Skip the pictures, please, and write out exactly the lines from the opening of the data through the line containing "0.217, 0.222, 0.222];".

○ ○ ○ ○ ○

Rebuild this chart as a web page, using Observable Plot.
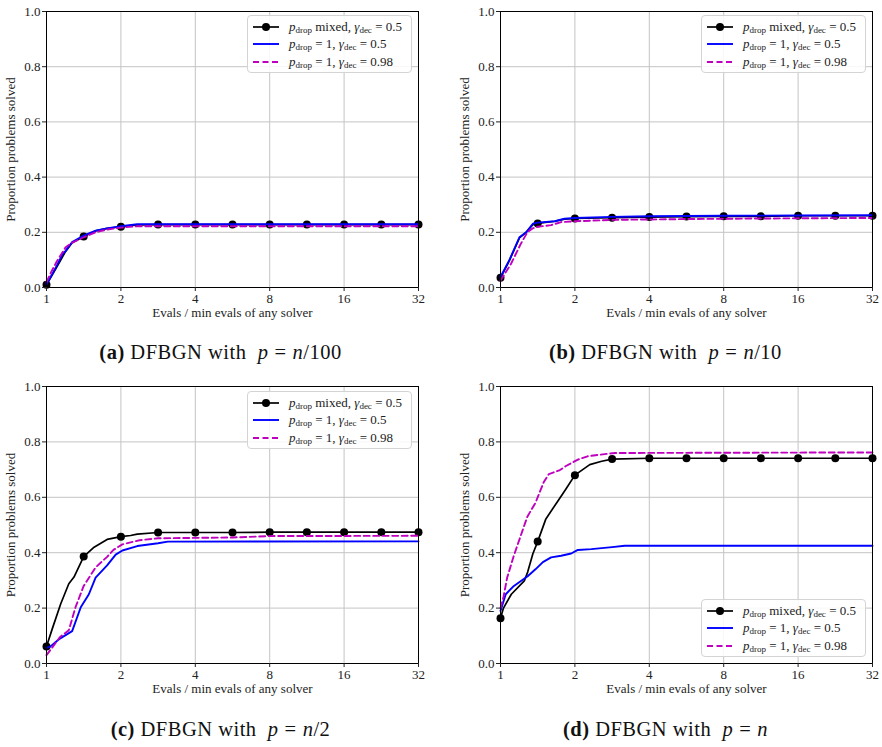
<!DOCTYPE html>
<html>
<head>
<meta charset="utf-8">
<script src="https://cdn.jsdelivr.net/npm/d3@7"></script>
<script src="https://cdn.jsdelivr.net/npm/@observablehq/plot@0.6"></script>
<style>
  html, body { margin: 0; padding: 0; background: #fff; }
  #wrap { position: relative; width: 882px; height: 747px; font-family: "Liberation Serif", "DejaVu Serif", serif; }
  .panel { position: absolute; }
  .legend { position: absolute; width: 165px; height: 58px; border: 1px solid #d4d4d4; border-radius: 4px; background: rgba(255,255,255,0.85); box-sizing: border-box; font-size: 13px; color: #222; }
  .row { position: absolute; left: 4px; height: 17px; display: flex; align-items: center; white-space: nowrap; }
  .row svg { margin-right: 9px; }
  .row sub { font-size: 9px; vertical-align: -2px; }
  .caption { position: absolute; width: 441px; text-align: center; font-size: 20.5px; letter-spacing: 0.5px; color: #111; white-space: nowrap; }
  .caption .eq { margin: 0 6px; }
</style>
</head>
<body>
<div id="wrap"></div>
<script>
// ---- shared ticks & marker positions ----
const xTicks = [1, 2, 4, 8, 16, 32];
const yTicks = [0, 0.2, 0.4, 0.6, 0.8, 1.0];
const xMarks = [1, 1.414, 2, 2.828, 4, 5.657, 8, 11.31, 16, 22.63, 32];

// ---- (a) p = n/100 ----
const aMixedX = [1, 1.102, 1.193, 1.27, 1.414, 1.58, 1.759, 2, 2.33, 2.828, 4, 5.657, 8, 11.31, 16, 22.63, 32];
const aMixedY = [0.01, 0.075, 0.13, 0.162, 0.185, 0.205, 0.214, 0.22, 0.227, 0.228, 0.228, 0.228, 0.228, 0.228, 0.228, 0.228, 0.228];
const aBlueX = [1, 1.05, 1.102, 1.16, 1.193, 1.27, 1.414, 1.58, 1.759, 2, 2.33, 2.828, 32];
const aBlueY = [0.012, 0.045, 0.08, 0.12, 0.132, 0.165, 0.188, 0.206, 0.214, 0.222, 0.229, 0.229, 0.229];
const aMagX = [1, 1.05, 1.102, 1.193, 1.257, 1.414, 1.58, 1.759, 2, 2.33, 32];
const aMagY = [0.02, 0.06, 0.095, 0.145, 0.16, 0.182, 0.2, 0.21, 0.217, 0.222, 0.222];

// ---- (b) p = n/10 ----
const bMixedX = [1, 1.087, 1.193, 1.27, 1.352, 1.414, 1.659, 1.815, 2, 2.828, 4, 5.657, 8, 11.31, 16, 22.63, 32];
const bMixedY = [0.035, 0.098, 0.18, 0.2, 0.228, 0.232, 0.24, 0.248, 0.25, 0.253, 0.255, 0.257, 0.258, 0.258, 0.26, 0.26, 0.26];
const bBlueX = [1, 1.087, 1.193, 1.27, 1.352, 1.414, 1.659, 1.815, 2, 2.828, 4, 8, 16, 32];
const bBlueY = [0.038, 0.1, 0.182, 0.2, 0.231, 0.235, 0.24, 0.249, 0.252, 0.256, 0.258, 0.26, 0.261, 0.262];
const bMagX = [1, 1.102, 1.206, 1.284, 1.347, 1.414, 1.602, 1.759, 2, 2.828, 5.657, 11.31, 32];
const bMagY = [0.025, 0.085, 0.157, 0.2, 0.214, 0.22, 0.226, 0.237, 0.24, 0.245, 0.248, 0.25, 0.252];

// ---- (c) p = n/2 ----
const cMixedX = [1, 1.055, 1.141, 1.231, 1.292, 1.414, 1.558, 1.759, 2, 2.188, 2.33, 2.828, 4, 5.657, 8, 11.31, 16, 22.63, 32];
const cMixedY = [0.061, 0.125, 0.215, 0.288, 0.312, 0.386, 0.42, 0.448, 0.458, 0.462, 0.467, 0.473, 0.473, 0.473, 0.474, 0.474, 0.474, 0.474, 0.474];
const cBlueX = [1, 1.032, 1.133, 1.27, 1.376, 1.484, 1.58, 1.759, 1.905, 2.028, 2.33, 2.828, 3.095, 32];
const cBlueY = [0.057, 0.06, 0.09, 0.117, 0.203, 0.25, 0.31, 0.354, 0.393, 0.408, 0.424, 0.434, 0.44, 0.441];
const cMagX = [1, 1.133, 1.231, 1.31, 1.414, 1.58, 1.759, 1.866, 2.028, 2.378, 2.828, 5.657, 8, 32];
const cMagY = [0.03, 0.095, 0.12, 0.203, 0.28, 0.347, 0.385, 0.41, 0.43, 0.445, 0.452, 0.455, 0.46, 0.461];

// ---- (d) p = n ----
const dMixedX = [1, 1.028, 1.106, 1.248, 1.288, 1.352, 1.414, 1.526, 1.729, 1.84, 2, 2.297, 2.567, 2.828, 4, 5.657, 8, 11.31, 16, 22.63, 32];
const dMixedY = [0.163, 0.2, 0.25, 0.298, 0.33, 0.396, 0.44, 0.522, 0.594, 0.63, 0.68, 0.718, 0.73, 0.738, 0.741, 0.741, 0.741, 0.741, 0.741, 0.741, 0.741];
const dBlueX = [1, 1.05, 1.133, 1.288, 1.385, 1.484, 1.602, 1.759, 1.932, 2.056, 2.33, 2.828, 3.182, 32];
const dBlueY = [0.19, 0.25, 0.28, 0.315, 0.34, 0.366, 0.383, 0.389, 0.397, 0.41, 0.413, 0.42, 0.425, 0.425];
const dMagX = [1, 1.028, 1.064, 1.133, 1.206, 1.284, 1.385, 1.495, 1.569, 1.729, 1.84, 2.056, 2.25, 2.639, 2.908, 32];
const dMagY = [0.2, 0.24, 0.31, 0.39, 0.46, 0.53, 0.58, 0.654, 0.684, 0.697, 0.713, 0.736, 0.748, 0.756, 0.76, 0.762];

// ---- labels ----
const xLabel = "Evals / min evals of any solver";
const yLabel = "Proportion problems solved";
const captionTags = ["(a)", "(b)", "(c)", "(d)"];
const captionDenoms = ["100", "10", "2", ""];

const colBlack = "#000000", colBlue = "#0000ff", colMag = "#bf00bf";
const zip = (xs, ys) => xs.map((x, i) => ({x, y: ys[i]}));
const markSet = new Set(xMarks);

function panel(mixed, blue, mag, box) {
  const ptsMixed = zip(...mixed);
  const ptsBlue = zip(...blue);
  const ptsMag = zip(...mag);
  const dots = ptsMixed.filter(d => markSet.has(d.x));
  return Plot.plot({
    width: box.width, height: box.height,
    marginLeft: box.ml, marginRight: box.mr, marginTop: box.mt, marginBottom: box.mb,
    style: {fontFamily: '"Liberation Serif", "DejaVu Serif", serif', fontSize: "13px", color: "#222", background: "transparent", overflow: "visible"},
    x: {type: "log", base: 2, domain: [1, 32]},
    y: {domain: [0, 1]},
    marks: [
      Plot.gridX(xTicks, {stroke: "#c4c4c4", strokeOpacity: 1, strokeWidth: 1}),
      Plot.gridY(yTicks, {stroke: "#c4c4c4", strokeOpacity: 1, strokeWidth: 1}),
      Plot.line(ptsMixed, {x: "x", y: "y", stroke: colBlack, strokeWidth: 1.7}),
      Plot.dot(dots, {x: "x", y: "y", r: 4, fill: colBlack, stroke: "none"}),
      Plot.line(ptsBlue, {x: "x", y: "y", stroke: colBlue, strokeWidth: 1.9}),
      Plot.line(ptsMag, {x: "x", y: "y", stroke: colMag, strokeWidth: 1.9, strokeDasharray: "6,3.5"}),
      Plot.frame({stroke: "#000", strokeWidth: 1}),
      Plot.axisX(xTicks, {tickFormat: d => String(d), tickSize: 4, tickPadding: 2, label: null}),
      Plot.axisY(yTicks, {tickFormat: d3.format(".1f"), tickSize: 4, tickPadding: 2, label: null}),
      Plot.text([xLabel], {frameAnchor: "bottom", textAnchor: "middle", dy: 29, fontSize: 13, fill: "#222"}),
      Plot.text([yLabel], {frameAnchor: "left", textAnchor: "middle", rotate: -90, dx: -36, fontSize: 13, fill: "#222"})
    ]
  });
}

const wrap = document.getElementById("wrap");
const boxes = [
  {left: 0, top: 0, width: 441, height: 330, ml: 46, mr: 23, mt: 11, mb: 43},
  {left: 441, top: 0, width: 441, height: 330, ml: 59, mr: 10, mt: 11, mb: 43},
  {left: 0, top: 375, width: 441, height: 330, ml: 46, mr: 23, mt: 11, mb: 42},
  {left: 441, top: 375, width: 441, height: 330, ml: 59, mr: 10, mt: 11, mb: 42}
];
const data = [
  [[aMixedX, aMixedY], [aBlueX, aBlueY], [aMagX, aMagY]],
  [[bMixedX, bMixedY], [bBlueX, bBlueY], [bMagX, bMagY]],
  [[cMixedX, cMixedY], [cBlueX, cBlueY], [cMagX, cMagY]],
  [[dMixedX, dMixedY], [dBlueX, dBlueY], [dMagX, dMagY]]
];
const legendPos = [
  {left: 247, top: 15}, {left: 701, top: 15}, {left: 247, top: 391}, {left: 701, top: 599}
];
const captionTop = [341, 341, 718, 718];

function handle(kind) {
  const ns = "http://www.w3.org/2000/svg";
  const s = document.createElementNS(ns, "svg");
  s.setAttribute("width", 28); s.setAttribute("height", 10);
  const l = document.createElementNS(ns, "line");
  l.setAttribute("x1", 1); l.setAttribute("x2", 27); l.setAttribute("y1", 5); l.setAttribute("y2", 5);
  l.setAttribute("stroke-width", kind === "mixed" ? 1.7 : 1.9);
  l.setAttribute("stroke", kind === "mixed" ? colBlack : kind === "blue" ? colBlue : colMag);
  if (kind === "mag") l.setAttribute("stroke-dasharray", "6,3.5");
  s.appendChild(l);
  if (kind === "mixed") {
    const c = document.createElementNS(ns, "circle");
    c.setAttribute("cx", 14); c.setAttribute("cy", 5); c.setAttribute("r", 4); c.setAttribute("fill", colBlack);
    s.appendChild(c);
  }
  return s;
}
const legendRows = [
  ["mixed", '<i>p</i><sub>drop</sub> mixed, <i>γ</i><sub>dec</sub> = 0.5'],
  ["blue", '<i>p</i><sub>drop</sub> = 1, <i>γ</i><sub>dec</sub> = 0.5'],
  ["mag", '<i>p</i><sub>drop</sub> = 1, <i>γ</i><sub>dec</sub> = 0.98']
];

boxes.forEach((b, i) => {
  const div = document.createElement("div");
  div.className = "panel";
  div.style.left = b.left + "px"; div.style.top = b.top + "px";
  div.appendChild(panel(...data[i], b));
  wrap.appendChild(div);

  const lg = document.createElement("div");
  lg.className = "legend";
  lg.style.left = legendPos[i].left + "px"; lg.style.top = legendPos[i].top + "px";
  legendRows.forEach((r, j) => {
    const row = document.createElement("div");
    row.className = "row";
    row.style.top = (2 + j * 17.5) + "px";
    row.appendChild(handle(r[0]));
    const t = document.createElement("span");
    t.innerHTML = r[1];
    row.appendChild(t);
    lg.appendChild(row);
  });
  wrap.appendChild(lg);

  const cap = document.createElement("div");
  cap.className = "caption";
  cap.style.left = b.left + (i % 2 ? 4 : 0) + "px"; cap.style.top = captionTop[i] + "px";
  const den = captionDenoms[i];
  cap.innerHTML = '<b>' + captionTags[i] + '</b> DFBGN with &nbsp;<i>p</i><span class="eq">=</span>' +
    (den ? '<i>n</i>/' + den : '<i>n</i>');
  wrap.appendChild(cap);
});
</script>
</body>
</html>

○ ○ ○ ○ ○

**Exercise response**
Rebuild this chart as a web page, using Observable Plot.
<!DOCTYPE html>
<html>
<head>
<meta charset="utf-8">
<script src="https://cdn.jsdelivr.net/npm/d3@7"></script>
<script src="https://cdn.jsdelivr.net/npm/@observablehq/plot@0.6"></script>
<style>
  html, body { margin: 0; padding: 0; background: #fff; }
  #wrap { position: relative; width: 882px; height: 747px; font-family: "Liberation Serif", "DejaVu Serif", serif; }
  .panel { position: absolute; }
  .legend { position: absolute; width: 165px; height: 58px; border: 1px solid #d4d4d4; border-radius: 4px; background: rgba(255,255,255,0.85); box-sizing: border-box; font-size: 13px; color: #222; }
  .row { position: absolute; left: 4px; height: 17px; display: flex; align-items: center; white-space: nowrap; }
  .row svg { margin-right: 9px; }
  .row sub { font-size: 9px; vertical-align: -2px; }
  .caption { position: absolute; width: 441px; text-align: center; font-size: 20.5px; letter-spacing: 0.5px; color: #111; white-space: nowrap; }
  .caption .eq { margin: 0 6px; }
</style>
</head>
<body>
<div id="wrap"></div>
<script>
// ---- shared ticks & marker positions ----
const xTicks = [1, 2, 4, 8, 16, 32];
const yTicks = [0, 0.2, 0.4, 0.6, 0.8, 1.0];
const xMarks = [1, 1.414, 2, 2.828, 4, 5.657, 8, 11.31, 16, 22.63, 32];

// ---- (a) p = n/100 ----
const aMixedX = [1, 1.102, 1.193, 1.27, 1.414, 1.58, 1.759, 2, 2.33, 2.828, 4, 5.657, 8, 11.31, 16, 22.63, 32];
const aMixedY = [0.01, 0.075, 0.13, 0.162, 0.185, 0.205, 0.214, 0.22, 0.227, 0.228, 0.228, 0.228, 0.228, 0.228, 0.228, 0.228, 0.228];
const aBlueX = [1, 1.05, 1.102, 1.16, 1.193, 1.27, 1.414, 1.58, 1.759, 2, 2.33, 2.828, 32];
const aBlueY = [0.012, 0.045, 0.08, 0.12, 0.132, 0.165, 0.188, 0.206, 0.214, 0.222, 0.229, 0.229, 0.229];
const aMagX = [1, 1.05, 1.102, 1.193, 1.257, 1.414, 1.58, 1.759, 2, 2.33, 32];
const aMagY = [0.02, 0.06, 0.095, 0.145, 0.16, 0.182, 0.2, 0.21, 0.217, 0.222, 0.222];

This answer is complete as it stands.